Even if we assume that a child who picks up an unexpurgated Huckleberry Finn has never heard contemporary rap music, and that, upon reading the word nigger and divining its meaning from context clues, the child decides to add it to his everyday vocabulary, surely there would be someone—a parent, a teacher, a sibling, a friend, a random stranger—who would hear him use it and engage him in a discussion of his choice of word? But before that, surely he would note the word’s strangeness (or familiarity) depending on the company he keeps, and therefore think about its conventionality. To answer in the negative denies a person’s capacity for critical thinking. Sanitizing a text relieves the society at large of the “burden” of having to explain the ugly history of nigger to its young, but it cannot undo the past.

 

Words are powerful because they name and label. Denying their existence only reinforces that power, the way that Gwyneth Paltrow warbling “forget you” on primetime television catapulted Cee-Lo Green’s more appropriately profane “Fuck You” into the mainstream consciousness. Words can and do lose their currency (as have darky and spade), and the persistence of nigger only points to larger, lingering problems that cannot be addressed by willful amnesia.

 

A child who picks up this new Huckleberry Finn will wonder why the author/narrator persists on calling a man who desires freedom a “slave,” particularly when he is revealed to be no longer a slave. He will have missed a lesson on respect for fellow human beings, on the importance of diction, and on the need to be vigilant for injustice. He will not realize the extent to which a historical period and its culture can exercise a profound influence on later periods.

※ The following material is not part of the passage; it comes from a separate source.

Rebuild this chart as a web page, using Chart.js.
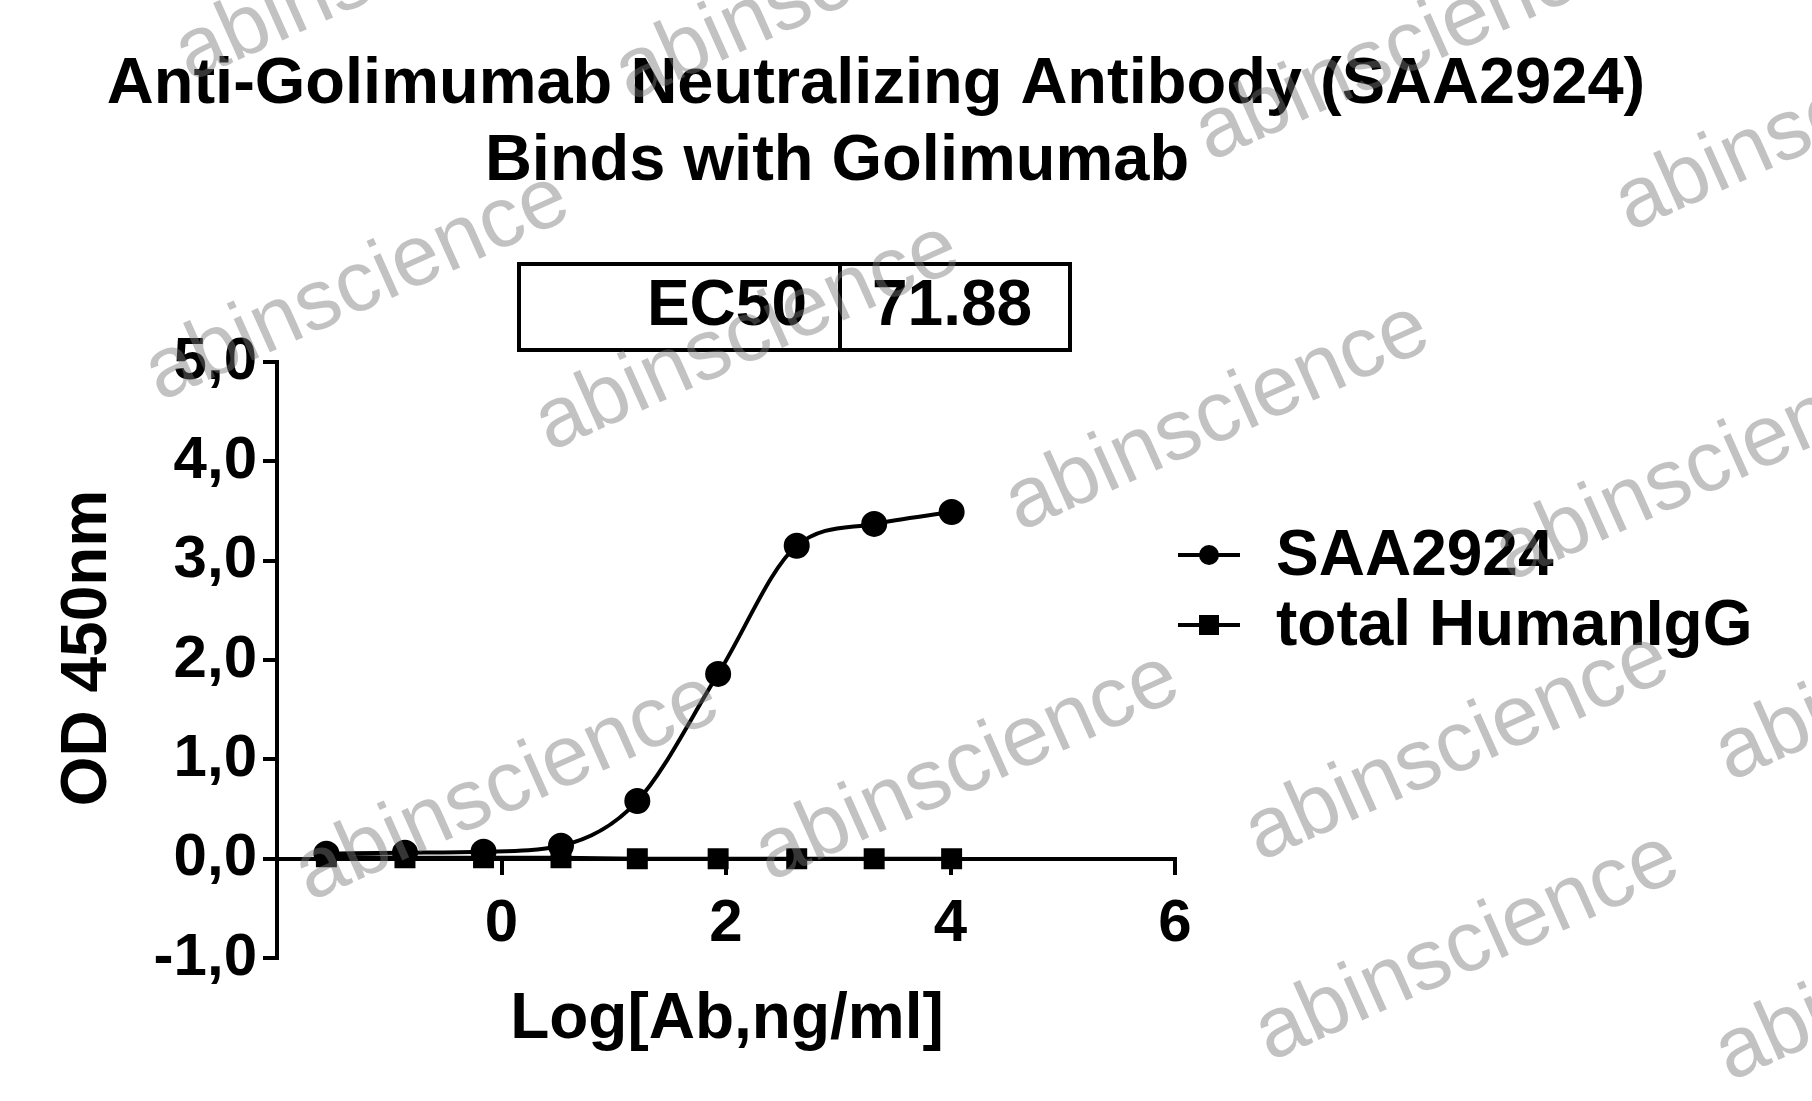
<!DOCTYPE html>
<html>
<head>
<meta charset="utf-8">
<script src="https://cdn.jsdelivr.net/npm/chart.js@4.4.1/dist/chart.umd.min.js"></script>
<style>
    html, body { margin: 0; padding: 0; background: #fff; }
    canvas { display: block; }
</style>
</head>
<body>
<canvas id="chart" width="1812" height="1101"></canvas>
<script>
// ================= DATA =================
const logConc = [-1.56, -0.86, -0.16, 0.53, 1.21, 1.93, 2.63, 3.32, 4.01];
const saa2924 = [0.05, 0.06, 0.07, 0.13, 0.58, 1.86, 3.15, 3.37, 3.49];
const totalHumanIgG = [0.02, 0.01, 0.01, 0.01, 0.0, 0.0, 0.0, 0.0, 0.0];
const xTicks = [0, 2, 4, 6];
const yTicks = [-1, 0, 1, 2, 3, 4, 5];
const titleLines = ["Anti-Golimumab Neutralizing Antibody (SAA2924)", "Binds with Golimumab"];
const ec50Label = "EC50";
const ec50Value = "71.88";
const seriesNames = ["SAA2924", "total HumanIgG"];

const FONT = "'Liberation Sans', Arial, sans-serif";

const pts = (ys) => logConc.map((x, i) => ({ x, y: ys[i] }));

// ================= DECOR =================
const decor = {
    id: "decor",
    beforeDraw(chart) {
        const c = chart.ctx;
        c.save();
        c.fillStyle = "#fff";
        c.fillRect(0, 0, chart.width, chart.height);
        c.restore();
    },
    afterDraw(chart) {
        const c = chart.ctx;
        c.save();
        c.fillStyle = "#000";
        c.textAlign = "center";
        c.textBaseline = "middle";

        // title
        c.font = "bold 65px " + FONT;
        c.fillText(titleLines[0], 876, 85);
        c.fillText(titleLines[1], 837, 162);

        // EC50 box
        c.lineWidth = 4;
        c.strokeRect(519, 264, 551, 86);
        c.beginPath();
        c.moveTo(840, 264);
        c.lineTo(840, 350);
        c.stroke();
        c.font = "bold 64px " + FONT;
        c.textAlign = "right";
        c.fillText(ec50Label, 807, 307);
        c.textAlign = "left";
        c.fillText(ec50Value, 872, 307);

        // axis titles
        c.textAlign = "center";
        c.font = "bold 64px " + FONT;
        c.fillText("Log[Ab,ng/ml]", 727, 1020);
        c.save();
        c.translate(88, 648);
        c.rotate(-Math.PI / 2);
        c.fillText("OD 450nm", 0, 0);
        c.restore();

        // legend
        c.font = "bold 64px " + FONT;
        c.textAlign = "left";
        const ly = [555, 625];
        ly.forEach((y, i) => {
            c.lineWidth = 4;
            c.beginPath();
            c.moveTo(1178, y);
            c.lineTo(1240, y);
            c.stroke();
            if (i === 0) {
                c.beginPath();
                c.arc(1209, y, 10, 0, Math.PI * 2);
                c.fill();
            } else {
                c.fillRect(1199, y - 10, 20, 20);
            }
            c.fillText(seriesNames[i], 1276, y + 2);
        });

        // watermarks
        c.fillStyle = "rgba(120,120,120,0.45)";
        c.font = "86px " + FONT;
        const marks = [[180, 60], [620, 80], [1200, 140], [1620, 210], [150, 380],
            [540, 430], [1010, 510], [1500, 560], [300, 880], [760, 860],
            [1250, 840], [1260, 1040], [1720, 760], [1720, 1060]];
        marks.forEach(([x, y]) => {
            c.save();
            c.translate(x, y);
            c.rotate(-0.42);
            c.fillText("abinscience", 0, 0);
            c.restore();
        });
        c.restore();
    }
};

// ================= CHART =================
new Chart(document.getElementById("chart"), {
    type: "line",
    data: {
        datasets: [{
            label: seriesNames[0],
            data: pts(saa2924),
            borderColor: "#000",
            backgroundColor: "#000",
            borderWidth: 4,
            pointStyle: "circle",
            pointRadius: 11,
            cubicInterpolationMode: "monotone"
        }, {
            label: seriesNames[1],
            data: pts(totalHumanIgG),
            borderColor: "#000",
            backgroundColor: "#000",
            borderWidth: 4,
            pointStyle: "rect",
            pointRadius: 12
        }]
    },
    options: {
        responsive: false,
        animation: false,
        layout: { padding: { top: 362, right: 637, bottom: 143, left: 0 } },
        plugins: { legend: { display: false }, tooltip: { enabled: false } },
        scales: {
            x: {
                type: "linear",
                position: { y: 0 },
                min: -2,
                max: 6,
                afterBuildTicks: (ax) => { ax.ticks = xTicks.map(v => ({ value: v })); },
                grid: { drawOnChartArea: false, drawTicks: true, tickLength: 14, color: "#000", lineWidth: 4 },
                border: { color: "#000", width: 4 },
                ticks: { color: "#000", font: { family: FONT, size: 60, weight: "bold" }, padding: 16 }
            },
            y: {
                type: "linear",
                min: -1,
                max: 5,
                afterFit: (ax) => { ax.width = 277; },
                afterBuildTicks: (ax) => { ax.ticks = yTicks.map(v => ({ value: v })); },
                grid: { drawOnChartArea: false, drawTicks: true, tickLength: 14, color: "#000", lineWidth: 4 },
                border: { color: "#000", width: 4 },
                ticks: {
                    color: "#000",
                    font: { family: FONT, size: 60, weight: "bold" },
                    padding: 6,
                    callback: (v) => v.toFixed(1).replace(".", ",")
                }
            }
        }
    },
    plugins: [decor]
});
</script>
</body>
</html>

He will not learn why the use of nigger is unacceptable in his time, and he will not feel its explosive power when it is deliberately deployed.

 

If we suppose further, that nigger is successfully removed from the American lexicon, and that the child grows up with no knowledge of that word, what would he do if he needs a word that can sum up the casual cruelty, suspicion, and discrimination that he sees continually directed at African-Americans because of their physical appearance? What if, heaven forfend, he becomes a writer in search of the right word? He just might have to invent one.